As a consequence of these constitutional considerations, the most familiar factual situation that gives rise to a prosecution for verbal "harassment" is one where the words in question are "fighting words" that will likely lead to an immediate breach of the peace; the other typical form of Aggravated Harassment is where a defendant makes a series of unwanted phone calls that invade the privacy of the victim's home. Thus (with some limited exceptions briefly noted below), a charge of harassment usually involves a communication made by the defendant directly to the victim: [*4]
The basis of the crime of harassment - a penal sanction that
punishes the exercise of speech - is that the prescribed conduct
is likely to lead to a breach of the peace. This rationale, of
course, loses much if not all of its force where the language
complained of is not heard by or directly aimed as the complainant.
Thus constitutionally protected speech which cannot incite to
violence because it is not communicated to the complainant
may not form the basis for criminal prosecution... Without
direct communications to the complainant a harassment
conviction cannot be sustained.
People v. Viau, 50 NY2d 1052, 1054 (1980) (Cooke, Chief J., concurring).
The decision in People v. Dupont, 107 AD2d 247 (1st Dept. 1985) elaborates on these principles in a case very similar to the present one. Defendant Dupont was convicted of Aggravated Harassment because he distributed by hand a magazine called "Now East". "Now East"contained a number of stories and comics criticizing and lampooning Dupont's former attorney and identifying that attorney as a homosexual. The Appellate Division noted that the right of free speech embraces the right to distribute literature, including literature that may be annoying, distasteful or critical of others. "Plainly not every scurrilous or unsavory communication concerning an individual, no matter how repulsive or in what degree of poor taste, necessarily constitutes criminally harassing conduct. Where the interests of an individual are harmed, there may be a civil remedy by action for damages or injunctive relief. The criminal law may not be applied for this purpose. The harassment statute was not meant as a substitute for the laws of defamation." Accordingly, defendant DuPont's conviction was set aside.
Like defendant Dupont's "magazines" about his former attorney, defendant Bethea's fliers may be defamatory; they might on the other hand be true. But, in either event, they do not involve any threat of violence against Mr. Williams, and they do not ask any other person to commit any act of violence against Mr. Williams. Similarly, defendant's fliers do not invade the privacy of Mr. Williams' home. Defendant's fliers thus do not fall within any of the categories of speech set forth in Smith that may properly be regulated without invading freedom of expression. Admittedly, Mr. Williams may very well be extremely annoyed (or alarmed) that Ms. Bethea is criticizing him in public. But that does not mean that Ms. Bethea is guilty of Aggravated Harassment or any other crime. At most, Mr. Williams' remedy is a civil action for defamation or the like. Dupont. Accord People v. Rissman, NYLJ, Nov. 5, 1998, p.23, col.2 (Crim. Ct., Queens Co. 1998). See also People v. Goldstein, 196 Misc.2d 741 (App. Term, 2d Dept. 2003).

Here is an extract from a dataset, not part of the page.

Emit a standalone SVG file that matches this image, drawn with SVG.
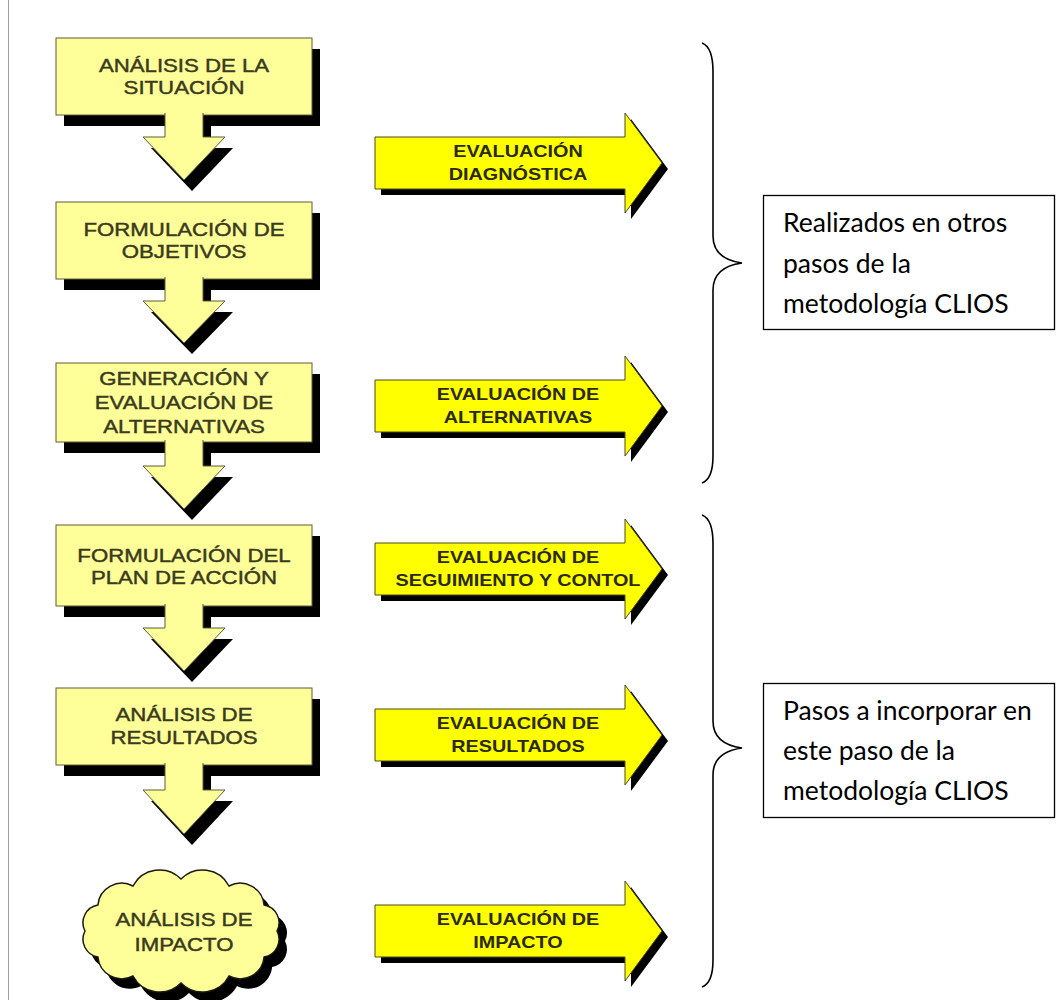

It is also worth noting that the People do not allege that defendant communicated directly with the complainant Mr. Williams. Like Chief Judge Cooke's concurring opinion in Viau, DuPont strongly suggests that a harassment charge must always involve comments made directly to the victim himself:
The harassment statute in all its various formulations,
including the present codification, does not appear to have been
relied upon as the basis for punishing any but annoying
and harassing communications transmitted directly to the
present complainant. It was not designed to prevent dissemination, [*5]
let alone publication, of vexatious material about an individual.
107 AD2d at 252.
This suggestion may be slightly overbroad. In the last few years there have been a handful of "oddball" cases where, under peculiar circumstances, communications made to some one other than the victim may nevertheless be sufficient to make out a harassment charge. See People v. Ort, NYLJ, June 26, 2003, p.27 col. 4 (Nass. Co. S Ct.) (posting of racist literature intended to intimidate black potential home buyers constitutes Aggravated Harassment); People v. Singh, 187 Misc.2d 465 (Crim. Ct., Kings County 2001) (call to Child Abuse Hot Line worker threatening to kill judges and lawyers constitutes Aggravated Harassment); People v. Kochanowski, 186 Misc.2d 441 (App. Term, 2d Dept.), lv. den. 95 NY2d 965 (2000) (posting internet message importuning others to harass complainant is a crime).
But the general rule still holds true; it is simply not a crime merely to speak or write bad things about another person.
Motion granted. Case dismissed.
This Opinion constitutes the Decision and Order of the Court.
Bronx, New YorkEthan Greenberg, J.C.C.